* _Problem statement_
Write the material out again in full, word for word. Do not include the pictures.

* _Data_

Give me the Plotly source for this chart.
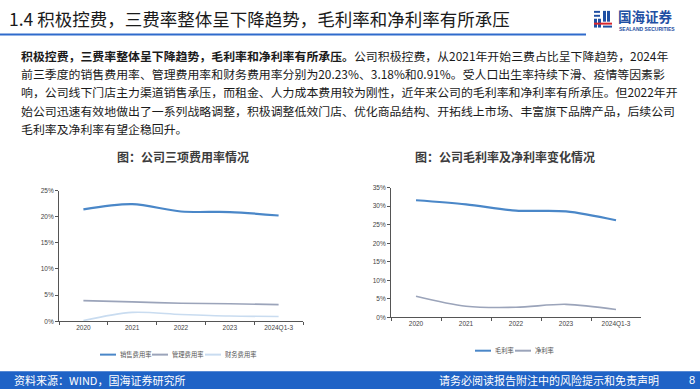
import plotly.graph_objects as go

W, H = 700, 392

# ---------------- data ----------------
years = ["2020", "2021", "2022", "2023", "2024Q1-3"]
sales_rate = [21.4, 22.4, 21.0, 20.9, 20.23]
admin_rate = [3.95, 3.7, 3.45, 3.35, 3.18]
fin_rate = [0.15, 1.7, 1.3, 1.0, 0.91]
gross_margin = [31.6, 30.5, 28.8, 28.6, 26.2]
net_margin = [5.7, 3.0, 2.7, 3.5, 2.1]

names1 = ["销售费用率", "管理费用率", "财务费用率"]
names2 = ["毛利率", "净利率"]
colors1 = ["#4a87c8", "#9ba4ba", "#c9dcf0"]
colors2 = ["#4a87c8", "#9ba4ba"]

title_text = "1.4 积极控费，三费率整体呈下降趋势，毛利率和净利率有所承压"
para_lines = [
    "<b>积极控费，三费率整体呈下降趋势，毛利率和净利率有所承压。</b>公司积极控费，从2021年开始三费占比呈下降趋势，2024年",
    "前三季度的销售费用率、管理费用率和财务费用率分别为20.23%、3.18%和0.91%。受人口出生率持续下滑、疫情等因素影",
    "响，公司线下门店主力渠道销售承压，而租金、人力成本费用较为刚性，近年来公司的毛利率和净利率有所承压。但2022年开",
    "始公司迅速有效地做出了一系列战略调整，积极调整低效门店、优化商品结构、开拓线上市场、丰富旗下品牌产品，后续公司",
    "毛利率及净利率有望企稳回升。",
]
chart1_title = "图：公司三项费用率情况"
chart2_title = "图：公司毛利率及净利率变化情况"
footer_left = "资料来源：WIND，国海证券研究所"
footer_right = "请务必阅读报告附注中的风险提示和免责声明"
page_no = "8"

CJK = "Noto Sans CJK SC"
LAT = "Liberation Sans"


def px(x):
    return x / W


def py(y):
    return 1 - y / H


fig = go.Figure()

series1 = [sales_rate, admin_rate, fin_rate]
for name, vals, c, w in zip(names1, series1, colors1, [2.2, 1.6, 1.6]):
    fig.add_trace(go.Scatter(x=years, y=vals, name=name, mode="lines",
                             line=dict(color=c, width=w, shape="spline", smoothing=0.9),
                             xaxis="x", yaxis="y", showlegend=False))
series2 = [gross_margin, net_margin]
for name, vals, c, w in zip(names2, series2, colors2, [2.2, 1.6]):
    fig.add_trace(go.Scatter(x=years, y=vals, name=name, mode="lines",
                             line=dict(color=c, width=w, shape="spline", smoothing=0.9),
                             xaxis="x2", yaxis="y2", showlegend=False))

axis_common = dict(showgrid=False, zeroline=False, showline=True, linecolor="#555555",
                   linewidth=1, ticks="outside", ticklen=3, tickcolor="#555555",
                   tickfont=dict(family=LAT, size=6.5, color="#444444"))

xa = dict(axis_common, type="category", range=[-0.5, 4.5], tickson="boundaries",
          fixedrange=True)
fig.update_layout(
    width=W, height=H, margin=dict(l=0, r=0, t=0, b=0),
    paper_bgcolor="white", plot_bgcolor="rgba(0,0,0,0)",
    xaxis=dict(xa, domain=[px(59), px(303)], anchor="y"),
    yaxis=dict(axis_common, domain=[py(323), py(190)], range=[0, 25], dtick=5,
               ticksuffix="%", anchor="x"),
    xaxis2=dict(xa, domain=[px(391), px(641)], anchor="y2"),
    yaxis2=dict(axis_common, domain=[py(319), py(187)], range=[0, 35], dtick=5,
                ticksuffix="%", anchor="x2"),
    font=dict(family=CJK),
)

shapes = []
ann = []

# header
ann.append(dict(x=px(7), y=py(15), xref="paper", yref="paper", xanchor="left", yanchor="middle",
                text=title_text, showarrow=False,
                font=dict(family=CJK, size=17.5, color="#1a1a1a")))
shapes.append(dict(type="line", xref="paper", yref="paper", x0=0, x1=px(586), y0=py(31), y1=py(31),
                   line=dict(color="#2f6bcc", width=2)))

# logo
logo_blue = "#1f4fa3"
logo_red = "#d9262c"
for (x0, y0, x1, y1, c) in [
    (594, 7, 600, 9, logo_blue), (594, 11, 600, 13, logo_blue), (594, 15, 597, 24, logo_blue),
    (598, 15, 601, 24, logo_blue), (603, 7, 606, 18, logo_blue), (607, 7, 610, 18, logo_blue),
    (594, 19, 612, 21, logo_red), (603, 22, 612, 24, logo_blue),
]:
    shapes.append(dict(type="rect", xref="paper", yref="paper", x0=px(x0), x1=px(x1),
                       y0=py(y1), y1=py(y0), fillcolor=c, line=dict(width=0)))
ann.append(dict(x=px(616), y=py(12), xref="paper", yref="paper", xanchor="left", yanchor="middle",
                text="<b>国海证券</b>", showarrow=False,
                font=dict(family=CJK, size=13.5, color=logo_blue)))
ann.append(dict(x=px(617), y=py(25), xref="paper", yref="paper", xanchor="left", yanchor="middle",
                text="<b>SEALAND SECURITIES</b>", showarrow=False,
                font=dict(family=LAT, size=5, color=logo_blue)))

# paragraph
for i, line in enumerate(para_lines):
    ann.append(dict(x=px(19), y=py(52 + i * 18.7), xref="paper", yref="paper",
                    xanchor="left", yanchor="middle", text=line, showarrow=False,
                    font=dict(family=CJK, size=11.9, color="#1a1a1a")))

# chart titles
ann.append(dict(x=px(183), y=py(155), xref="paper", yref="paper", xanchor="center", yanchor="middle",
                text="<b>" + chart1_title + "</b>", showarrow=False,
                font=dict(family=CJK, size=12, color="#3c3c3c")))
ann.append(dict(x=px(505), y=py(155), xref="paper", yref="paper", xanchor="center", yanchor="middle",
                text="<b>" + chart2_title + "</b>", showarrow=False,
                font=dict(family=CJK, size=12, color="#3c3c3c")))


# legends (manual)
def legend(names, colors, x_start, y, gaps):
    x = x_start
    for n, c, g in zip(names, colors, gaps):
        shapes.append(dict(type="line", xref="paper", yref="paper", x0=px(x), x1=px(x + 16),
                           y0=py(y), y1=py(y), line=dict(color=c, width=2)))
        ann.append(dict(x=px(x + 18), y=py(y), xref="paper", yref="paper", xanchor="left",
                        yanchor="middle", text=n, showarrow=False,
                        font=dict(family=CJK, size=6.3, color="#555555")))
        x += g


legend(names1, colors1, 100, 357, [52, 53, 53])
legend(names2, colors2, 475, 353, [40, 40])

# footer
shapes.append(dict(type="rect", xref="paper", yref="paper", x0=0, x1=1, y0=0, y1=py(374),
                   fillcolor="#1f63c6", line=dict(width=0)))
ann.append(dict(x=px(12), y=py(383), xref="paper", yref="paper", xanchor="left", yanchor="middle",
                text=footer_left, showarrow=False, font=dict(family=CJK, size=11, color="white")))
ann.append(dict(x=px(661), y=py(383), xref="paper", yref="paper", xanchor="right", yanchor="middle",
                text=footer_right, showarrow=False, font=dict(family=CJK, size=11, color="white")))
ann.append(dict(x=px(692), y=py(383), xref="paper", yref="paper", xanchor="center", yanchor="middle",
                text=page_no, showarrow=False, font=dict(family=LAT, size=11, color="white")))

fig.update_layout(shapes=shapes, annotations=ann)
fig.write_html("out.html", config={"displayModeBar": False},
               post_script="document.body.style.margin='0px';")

* _The solution_
Give me the Plotly source for this chart.
import plotly.graph_objects as go

W, H = 700, 392

# ---------------- data ----------------
years = ["2020", "2021", "2022", "2023", "2024Q1-3"]
sales_rate = [21.4, 22.4, 21.0, 20.9, 20.23]
admin_rate = [3.95, 3.7, 3.45, 3.35, 3.18]
fin_rate = [0.15, 1.7, 1.3, 1.0, 0.91]
gross_margin = [31.6, 30.5, 28.8, 28.6, 26.2]
net_margin = [5.7, 3.0, 2.7, 3.5, 2.1]

names1 = ["销售费用率", "管理费用率", "财务费用率"]
names2 = ["毛利率", "净利率"]
colors1 = ["#4a87c8", "#9ba4ba", "#c9dcf0"]
colors2 = ["#4a87c8", "#9ba4ba"]

title_text = "1.4 积极控费，三费率整体呈下降趋势，毛利率和净利率有所承压"
para_lines = [
    "<b>积极控费，三费率整体呈下降趋势，毛利率和净利率有所承压。</b>公司积极控费，从2021年开始三费占比呈下降趋势，2024年",
    "前三季度的销售费用率、管理费用率和财务费用率分别为20.23%、3.18%和0.91%。受人口出生率持续下滑、疫情等因素影",
    "响，公司线下门店主力渠道销售承压，而租金、人力成本费用较为刚性，近年来公司的毛利率和净利率有所承压。但2022年开",
    "始公司迅速有效地做出了一系列战略调整，积极调整低效门店、优化商品结构、开拓线上市场、丰富旗下品牌产品，后续公司",
    "毛利率及净利率有望企稳回升。",
]
chart1_title = "图：公司三项费用率情况"
chart2_title = "图：公司毛利率及净利率变化情况"
footer_left = "资料来源：WIND，国海证券研究所"
footer_right = "请务必阅读报告附注中的风险提示和免责声明"
page_no = "8"

CJK = "Noto Sans CJK SC"
LAT = "Liberation Sans"


def px(x):
    return x / W


def py(y):
    return 1 - y / H


fig = go.Figure()

series1 = [sales_rate, admin_rate, fin_rate]
for name, vals, c, w in zip(names1, series1, colors1, [2.2, 1.6, 1.6]):
    fig.add_trace(go.Scatter(x=years, y=vals, name=name, mode="lines",
                             line=dict(color=c, width=w, shape="spline", smoothing=0.9),
                             xaxis="x", yaxis="y", showlegend=False))
series2 = [gross_margin, net_margin]
for name, vals, c, w in zip(names2, series2, colors2, [2.2, 1.6]):
    fig.add_trace(go.Scatter(x=years, y=vals, name=name, mode="lines",
                             line=dict(color=c, width=w, shape="spline", smoothing=0.9),
                             xaxis="x2", yaxis="y2", showlegend=False))

axis_common = dict(showgrid=False, zeroline=False, showline=True, linecolor="#555555",
                   linewidth=1, ticks="outside", ticklen=3, tickcolor="#555555",
                   tickfont=dict(family=LAT, size=6.5, color="#444444"))

xa = dict(axis_common, type="category", range=[-0.5, 4.5], tickson="boundaries",
          fixedrange=True)
fig.update_layout(
    width=W, height=H, margin=dict(l=0, r=0, t=0, b=0),
    paper_bgcolor="white", plot_bgcolor="rgba(0,0,0,0)",
    xaxis=dict(xa, domain=[px(59), px(303)], anchor="y"),
    yaxis=dict(axis_common, domain=[py(323), py(190)], range=[0, 25], dtick=5,
               ticksuffix="%", anchor="x"),
    xaxis2=dict(xa, domain=[px(391), px(641)], anchor="y2"),
    yaxis2=dict(axis_common, domain=[py(319), py(187)], range=[0, 35], dtick=5,
                ticksuffix="%", anchor="x2"),
    font=dict(family=CJK),
)

shapes = []
ann = []

# header
ann.append(dict(x=px(7), y=py(15), xref="paper", yref="paper", xanchor="left", yanchor="middle",
                text=title_text, showarrow=False,
                font=dict(family=CJK, size=17.5, color="#1a1a1a")))
shapes.append(dict(type="line", xref="paper", yref="paper", x0=0, x1=px(586), y0=py(31), y1=py(31),
                   line=dict(color="#2f6bcc", width=2)))

# logo
logo_blue = "#1f4fa3"
logo_red = "#d9262c"
for (x0, y0, x1, y1, c) in [
    (594, 7, 600, 9, logo_blue), (594, 11, 600, 13, logo_blue), (594, 15, 597, 24, logo_blue),
    (598, 15, 601, 24, logo_blue), (603, 7, 606, 18, logo_blue), (607, 7, 610, 18, logo_blue),
    (594, 19, 612, 21, logo_red), (603, 22, 612, 24, logo_blue),
]:
    shapes.append(dict(type="rect", xref="paper", yref="paper", x0=px(x0), x1=px(x1),
                       y0=py(y1), y1=py(y0), fillcolor=c, line=dict(width=0)))
ann.append(dict(x=px(616), y=py(12), xref="paper", yref="paper", xanchor="left", yanchor="middle",
                text="<b>国海证券</b>", showarrow=False,
                font=dict(family=CJK, size=13.5, color=logo_blue)))
ann.append(dict(x=px(617), y=py(25), xref="paper", yref="paper", xanchor="left", yanchor="middle",
                text="<b>SEALAND SECURITIES</b>", showarrow=False,
                font=dict(family=LAT, size=5, color=logo_blue)))

# paragraph
for i, line in enumerate(para_lines):
    ann.append(dict(x=px(19), y=py(52 + i * 18.7), xref="paper", yref="paper",
                    xanchor="left", yanchor="middle", text=line, showarrow=False,
                    font=dict(family=CJK, size=11.9, color="#1a1a1a")))

# chart titles
ann.append(dict(x=px(183), y=py(155), xref="paper", yref="paper", xanchor="center", yanchor="middle",
                text="<b>" + chart1_title + "</b>", showarrow=False,
                font=dict(family=CJK, size=12, color="#3c3c3c")))
ann.append(dict(x=px(505), y=py(155), xref="paper", yref="paper", xanchor="center", yanchor="middle",
                text="<b>" + chart2_title + "</b>", showarrow=False,
                font=dict(family=CJK, size=12, color="#3c3c3c")))


# legends (manual)
def legend(names, colors, x_start, y, gaps):
    x = x_start
    for n, c, g in zip(names, colors, gaps):
        shapes.append(dict(type="line", xref="paper", yref="paper", x0=px(x), x1=px(x + 16),
                           y0=py(y), y1=py(y), line=dict(color=c, width=2)))
        ann.append(dict(x=px(x + 18), y=py(y), xref="paper", yref="paper", xanchor="left",
                        yanchor="middle", text=n, showarrow=False,
                        font=dict(family=CJK, size=6.3, color="#555555")))
        x += g


legend(names1, colors1, 100, 357, [52, 53, 53])
legend(names2, colors2, 475, 353, [40, 40])

# footer
shapes.append(dict(type="rect", xref="paper", yref="paper", x0=0, x1=1, y0=0, y1=py(374),
                   fillcolor="#1f63c6", line=dict(width=0)))
ann.append(dict(x=px(12), y=py(383), xref="paper", yref="paper", xanchor="left", yanchor="middle",
                text=footer_left, showarrow=False, font=dict(family=CJK, size=11, color="white")))
ann.append(dict(x=px(661), y=py(383), xref="paper", yref="paper", xanchor="right", yanchor="middle",
                text=footer_right, showarrow=False, font=dict(family=CJK, size=11, color="white")))
ann.append(dict(x=px(692), y=py(383), xref="paper", yref="paper", xanchor="center", yanchor="middle",
                text=page_no, showarrow=False, font=dict(family=LAT, size=11, color="white")))

fig.update_layout(shapes=shapes, annotations=ann)
fig.write_html("out.html", config={"displayModeBar": False},
               post_script="document.body.style.margin='0px';")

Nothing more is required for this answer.